Frequently Asked Questions (FAQ)
What is the minimum investment for VTSAX?
The minimum investment for VTSAX is $3,000. This applies to initial and subsequent investments. For smaller amounts, consider its ETF counterpart, VTI (Vanguard Total Stock Market ETF), which trades like a stock and has no minimum investment other than the price of a single share.
Is VTSAX a good investment for beginners?
Yes, VTSAX is often considered an excellent choice for beginners due to its broad diversification, low costs, and long-term track record. It simplifies investing by providing exposure to the entire U.S. stock market in one fund.
How does VTSAX compare to VTI?
VTSAX is a mutual fund, while VTI is an Exchange Traded Fund (ETF). Both track the same index (CRSP US Total Market Index) and have virtually identical performance and expense ratios. The main differences are how they trade (mutual funds price once daily, ETFs trade throughout the day like stocks) and their minimum investment requirements (VTSAX: $3,000; VTI: none beyond share price).
Will my VTSAX returns be exactly the average annual return I input?
No. The average annual return is a historical or projected estimate. Actual market returns fluctuate significantly year by year. You will experience both gains and losses, and the final result may be higher or lower than the projection.
How are taxes handled with VTSAX?
If held in a taxable brokerage account, distributions (dividends and capital gains) from VTSAX are generally taxable in the year they are received, even if you don’t sell any shares. Holding VTSAX in tax-advantaged accounts like a Roth IRA or Traditional IRA shields these distributions from immediate taxation.

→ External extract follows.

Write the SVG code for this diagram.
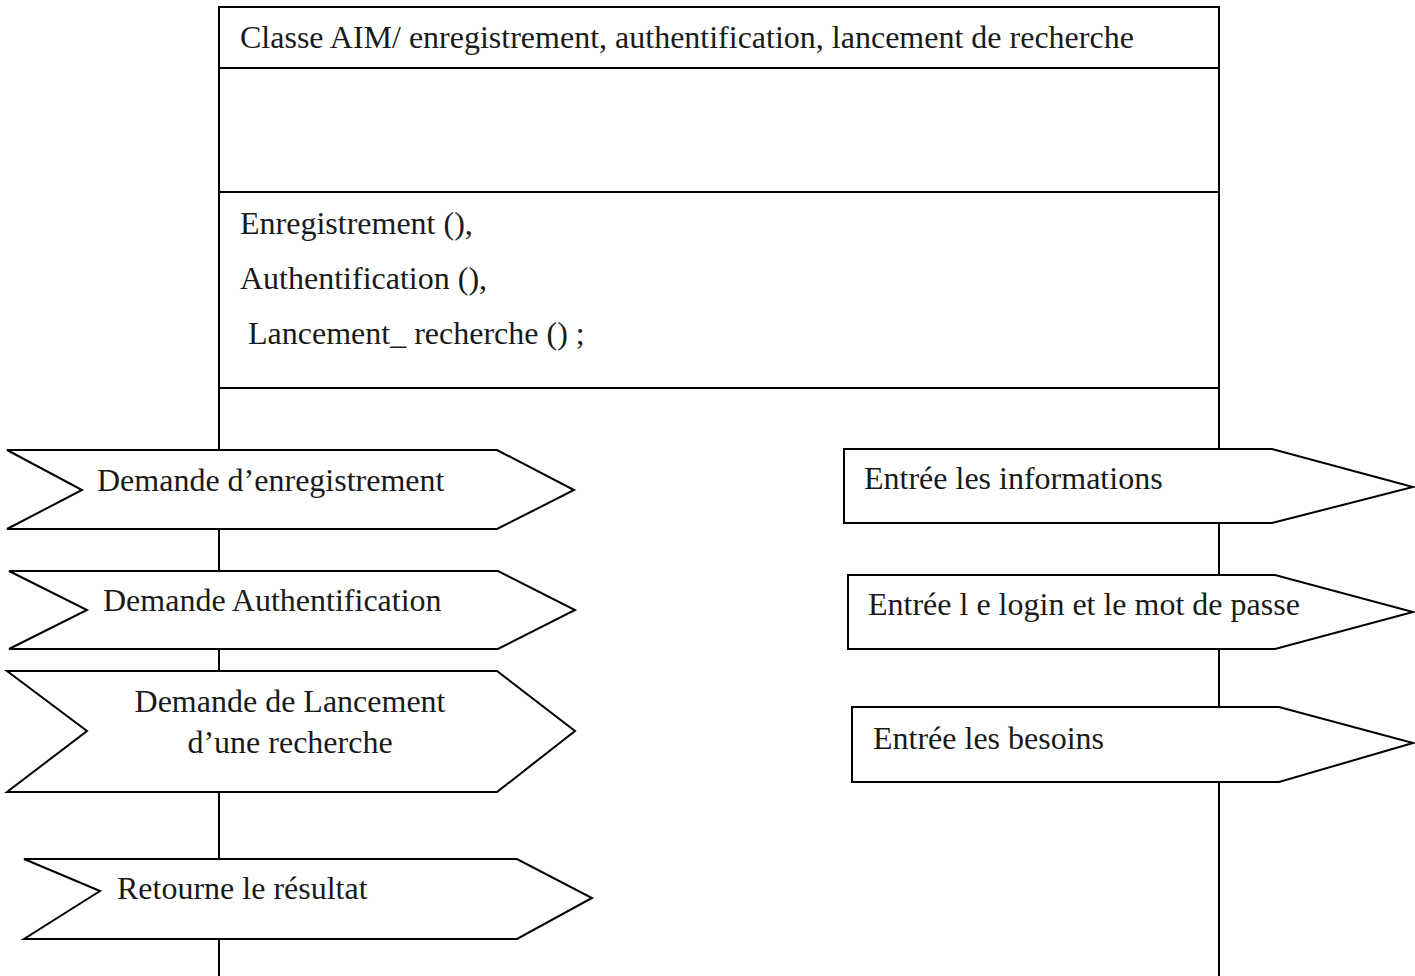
<svg xmlns="http://www.w3.org/2000/svg" width="1415" height="976" viewBox="0 0 1415 976">
  <style>
    .ln { fill: none; stroke: #000; stroke-width: 2; }
    .sig { fill: #fff; stroke: #000; stroke-width: 2; stroke-linejoin: miter; }
    .box { fill: #fff; stroke: #000; stroke-width: 2; }
    text { font-family: "Liberation Serif", "Times New Roman", serif; font-size: 32px; fill: #1a1a1a; }
  </style>
  <rect width="1415" height="976" fill="#fff"/>

  <!-- lifelines of the class -->
  <g id="connectors">
    <line class="ln" x1="219" y1="388" x2="219" y2="976"/>
    <line class="ln" x1="1219" y1="388" x2="1219" y2="976"/>
  </g>

  <!-- class box: name / attributes / operations -->
  <g id="classe-aim">
    <rect class="box" x="219" y="7" width="1000" height="381"/>
    <line class="ln" x1="219" y1="68" x2="1219" y2="68"/>
    <line class="ln" x1="219" y1="192" x2="1219" y2="192"/>
    <text x="240" y="48">Classe AIM/ enregistrement, authentification, lancement de recherche</text>
    <text x="240" y="234">Enregistrement (),</text>
    <text x="240" y="289">Authentification (),</text>
    <text x="240" y="344" xml:space="preserve"> Lancement_ recherche () ;</text>
  </g>

  <!-- received signals (left) -->
  <g id="demande-enregistrement">
    <polygon class="sig" points="7,450 497,450 574,490 497,529 7,529 82,490"/>
    <text x="97" y="491">Demande d’enregistrement</text>
  </g>
  <g id="demande-authentification">
    <polygon class="sig" points="9,571 498,571 575,610 498,649 9,649 87,610"/>
    <text x="103" y="611">Demande Authentification</text>
  </g>
  <g id="demande-lancement">
    <polygon class="sig" points="7,671 497,671 575,731 497,792 7,792 87,731"/>
    <text x="290" y="712" text-anchor="middle">Demande de Lancement</text>
    <text x="290" y="753" text-anchor="middle">d’une recherche</text>
  </g>
  <g id="retourne-resultat">
    <polygon class="sig" points="24,859 517,859 592,898 517,939 24,939 100,891"/>
    <text x="117" y="899">Retourne le résultat</text>
  </g>

  <!-- sent signals (right) -->
  <g id="entree-informations">
    <polygon class="sig" points="844,449 1272,449 1413,487 1272,523 844,523"/>
    <text x="864" y="489">Entrée les informations</text>
  </g>
  <g id="entree-login">
    <polygon class="sig" points="848,575 1275,575 1413,612 1275,649 848,649"/>
    <text x="868" y="615">Entrée l e login et le mot de passe</text>
  </g>
  <g id="entree-besoins">
    <polygon class="sig" points="852,707 1279,707 1413,743 1279,782 852,782"/>
    <text x="873" y="749">Entrée les besoins</text>
  </g>
</svg>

What happens if I need to withdraw money early?
If you withdraw money from VTSAX held in a taxable account before meeting certain holding periods (e.g., short-term vs. long-term capital gains), you will be subject to capital gains taxes on any profits. Early withdrawal penalties may also apply if withdrawing from certain retirement accounts before age 59.5.

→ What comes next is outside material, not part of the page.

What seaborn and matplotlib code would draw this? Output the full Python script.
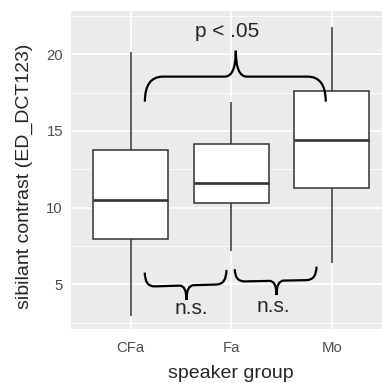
import numpy as np
import pandas as pd
import matplotlib
matplotlib.use("Agg")
import matplotlib.pyplot as plt
from matplotlib.path import Path
from matplotlib.patches import PathPatch
import seaborn as sns

# five-number summaries (min, Q1, median, Q3, max)
groups = ["CFa", "Fa", "Mo"]
cfa_vals = [2.9, 7.93, 10.48, 13.76, 20.13]
fa_vals = [7.19, 10.33, 11.57, 14.13, 16.91]
mo_vals = [6.41, 11.30, 14.39, 17.63, 21.80]

y_ticks = [5, 10, 15, 20]
sig_label = "p < .05"
ns_label = "n.s."

df = pd.DataFrame({
    "group": np.repeat(groups, 5),
    "value": cfa_vals + fa_vals + mo_vals,
})

sns.set_style("white")
plt.rcParams["font.family"] = ["Liberation Sans", "DejaVu Sans"]

fig = plt.figure(figsize=(3.82, 3.83), dpi=100)
ax = fig.add_axes([0.1846, 0.1402, 0.8154, 0.8311])
ax.set_facecolor("#EBEBEB")

sns.boxplot(data=df, x="group", y="value", order=groups, ax=ax,
            color="white", linecolor="#333333", linewidth=1.1, width=0.75,
            showcaps=False, saturation=1,
            medianprops={"linewidth": 1.9, "color": "#333333"},
            zorder=3)

ax.set_xlim(-0.6, 2.5)
ax.set_ylim(2.06, 22.82)
ax.set_yticks(y_ticks)
ax.set_yticks([2.5, 7.5, 12.5, 17.5, 22.5], minor=True)
ax.grid(True, which="major", color="white", linewidth=1.2, zorder=0)
ax.grid(True, which="minor", axis="y", color="white", linewidth=0.6, zorder=0)
ax.set_axisbelow(True)
for s in ax.spines.values():
    s.set_visible(False)

ax.tick_params(axis="both", which="major", length=3.5, width=1, color="#333333",
               labelcolor="#4D4D4D", labelsize=10.7)
ax.tick_params(axis="x", pad=5)
ax.tick_params(axis="y", pad=2)
ax.tick_params(which="minor", length=0)

ax.set_xlabel("speaker group", fontsize=14)
ax.set_ylabel("sibilant contrast (ED_DCT123)", fontsize=14)
ax.xaxis.set_label_coords(0.515, -0.112)
ax.yaxis.set_label_coords(-0.12, 0.48)


def brace(x0, x1, xt, y0, y1, yl0, yl1, ytip, dxe, dxt):
    def yl(x):
        return yl0 + (yl1 - yl0) * (x - x0) / (x1 - x0)
    verts = [(x0, y0), (x0, yl(x0)), (x0 + dxe, yl(x0 + dxe)),
             (xt - dxt, yl(xt - dxt)), (xt, yl(xt)), (xt, ytip),
             (xt, yl(xt)), (xt + dxt, yl(xt + dxt)),
             (x1 - dxe, yl(x1 - dxe)), (x1, yl(x1)), (x1, y1)]
    codes = [Path.MOVETO, Path.CURVE3, Path.CURVE3, Path.LINETO,
             Path.CURVE3, Path.CURVE3, Path.CURVE3, Path.CURVE3,
             Path.LINETO, Path.CURVE3, Path.CURVE3]
    ax.add_patch(PathPatch(Path(verts, codes), fill=False, edgecolor="black",
                           linewidth=1.6, zorder=5, capstyle="butt"))


# CFa vs Mo
brace(0.14, 1.94, 1.045, 16.91, 16.91, 18.54, 18.54, 20.23, 0.18, 0.11)
ax.text(0.963, 21.15, sig_label, ha="center", va="baseline", fontsize=15, zorder=6)
# CFa vs Fa
brace(0.139, 0.952, 0.554, 5.76, 5.93, 4.84, 5.0, 3.98, 0.1, 0.07)
ax.text(0.604, 3.06, ns_label, ha="center", va="baseline", fontsize=15, zorder=6)
# Fa vs Mo
brace(1.035, 1.848, 1.45, 5.98, 6.15, 5.17, 5.28, 4.30, 0.1, 0.07)
ax.text(1.416, 3.17, ns_label, ha="center", va="baseline", fontsize=15, zorder=6)

plt.savefig("out.png", dpi=100)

Does VTSAX include international stocks?
No, VTSAX (Vanguard Total Stock Market Index Fund) is designed to track the *U.S. total stock market* only. It does not include international stocks. For international exposure, you would typically invest in a separate international index fund, such as Vanguard Total International Stock Index Fund (VTIAX).
How does the expense ratio affect my returns?
The expense ratio is a direct reduction of your investment’s return. For example, a 0.04% expense ratio means that for every $10,000 invested, $4 is deducted annually to cover the fund’s operating costs. While seemingly small, this fee compounds over time and reduces your overall growth compared to a fund with zero or lower fees.
Is it possible to get a negative return with VTSAX?
Yes. Because VTSAX invests in the stock market, its value can decrease due to market downturns, economic recessions, or other factors. There will be years where the return is negative, meaning your investment loses value.